B is for blowing up beautiful balloons

Balloons make people happy

For the last decade or so, for the Pride parade in June, the pastors’ van has strewn with helium balloons and other garlands. The junior and senior high kids, along with some adults, arrange the decorations before getting into parade position with some other local Presbyterians.

Someone who watched the festivities noted that the faith community was particularly very well represented this year. I marched, and the Daughter was one of the folks holding the denominational banner.

The route goes from Washington Park; down State Street, past a massive contingent from our church waving us on; across Lark Street, where you can really see the panorama of participants and supporters; bypassing the one guy with a sign and bullhorn telling us we’re all going to hell; up Madison Avenue; then back into Washington Park.

Oddly, the pastors do not drive around regularly with balloons on their vehicle. So once we’ve parked, it becomes incumbent on us to undecorate.

I see one of our number popping the balloons, as she was instructed. I do get why:
All released balloons, including those falsely marketed as “biodegradable latex,” return to Earth as ugly litter. Moreover, once they get loose, they can pose a threat to many animals.
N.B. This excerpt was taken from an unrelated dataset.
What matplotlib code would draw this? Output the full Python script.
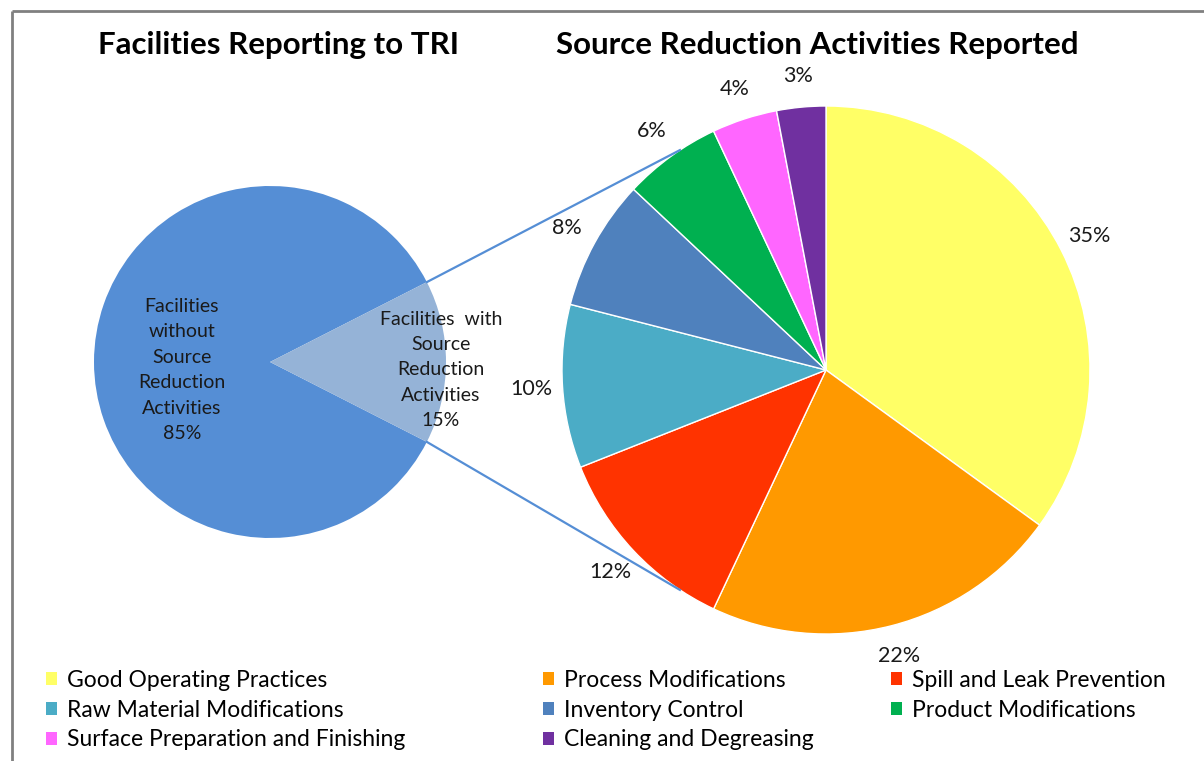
import matplotlib.pyplot as plt
from matplotlib.patches import Patch
import numpy as np

plt.rcParams['font.family'] = ['Lato', 'DejaVu Sans']

# left pie: all facilities
left_labels = ["Facilities\nwithout\nSource\nReduction\nActivities", "Facilities  with\nSource\nReduction\nActivities"]
left_values = [85, 15]
left_colors = ["#558ED5", "#95B3D7"]

# right pie: source reduction activities
activities = ["Good Operating Practices", "Process Modifications", "Spill and Leak Prevention",
              "Raw Material Modifications", "Inventory Control", "Product Modifications",
              "Surface Preparation and Finishing", "Cleaning and Degreasing"]
shares = [35, 22, 12, 10, 8, 6, 4, 3]
colors = ["#FFFF66", "#FF9900", "#FF3300", "#4BACC6", "#4F81BD", "#00B050", "#FF66FF", "#7030A0"]

W, H = 1204, 761
fig = plt.figure(figsize=(W / 100, H / 100), dpi=100)
ax = fig.add_axes([0, 0, 1, 1])

lc, lr = (270, H - 362), 176
rc, rr = (826, H - 370), 264

# left pie
lw_, _ = ax.pie(left_values, colors=left_colors, startangle=27, center=lc, radius=lr,
                wedgeprops=dict(linewidth=0))
for w, lab, v, d in zip(lw_, left_labels, left_values, [0.5, 0.97]):
    a = np.deg2rad((w.theta1 + w.theta2) / 2)
    ax.text(lc[0] + d * lr * np.cos(a), lc[1] + d * lr * np.sin(a) - 8, f"{lab}\n{v}%",
            ha='center', va='center', fontsize=14, color="#1a1a1a", linespacing=1.6)

# right pie
wedges, _ = ax.pie(shares, colors=colors, startangle=90, counterclock=False, center=rc, radius=rr,
                   wedgeprops=dict(linewidth=1, edgecolor='white'))
for w, v in zip(wedges, shares):
    a = np.deg2rad((w.theta1 + w.theta2) / 2)
    ax.text(rc[0] + 1.12 * rr * np.cos(a), rc[1] + 1.12 * rr * np.sin(a), f"{v}%",
            ha='center', va='center', fontsize=15.5, color="#1a1a1a")

# connector lines
sl = lw_[1]
for t_left, t_right in [(sl.theta2, 123.6), (sl.theta1, -123.6)]:
    a1, a2 = np.deg2rad(t_left), np.deg2rad(t_right)
    ax.plot([lc[0] + lr * np.cos(a1), rc[0] + rr * np.cos(a2)],
            [lc[1] + lr * np.sin(a1), rc[1] + rr * np.sin(a2)], color="#558ED5", lw=1.6)

# frame lines (top and left)
ax.plot([12, W], [H - 11, H - 11], color="#808080", lw=2, solid_capstyle='butt')
ax.plot([12, 12], [H - 11, 0], color="#808080", lw=2, solid_capstyle='butt')

ax.text(278, H - 45, "Facilities Reporting to TRI", ha='center', va='center',
        fontsize=22.5, fontweight='bold')
ax.text(817, H - 45, "Source Reduction Activities Reported", ha='center', va='center',
        fontsize=22.5, fontweight='bold')

ax.set_xlim(0, W)
ax.set_ylim(0, H)
ax.set_aspect('equal')
ax.axis('off')

# legend in three columns
cols = [[0, 3, 6], [1, 4, 7], [2, 5]]
xs = [46, 543, 891]
for idx, x in zip(cols, xs):
    handles = [Patch(facecolor=colors[i], edgecolor='none') for i in idx]
    fig.legend(handles, [activities[i] for i in idx],
               loc='upper left', bbox_to_anchor=(x / W, 1 - 670 / H), frameon=False,
               fontsize=16.5, handlelength=0.5, handleheight=0.5, handletextpad=0.4,
               labelspacing=0.38, borderaxespad=0, borderpad=0)

fig.savefig("out.png", dpi=100)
Still, do you know what else balloons facilitate? Making people happy. Two competing schools of thought. I took groups of two or three balloons and offered them to passersby, most of whose faces lit up when I handed them the small bouquets.

I was operating on the slightly irrational theory that people who are savvy about LGBTQ+ rights would be likewise “woke” about environmental issues.

The Daughter took a dozen or so home herself, on a CDTA bus, no less, and the balloons died on the living room floor of natural causes, not stuck inside some bird or tangled in a power line.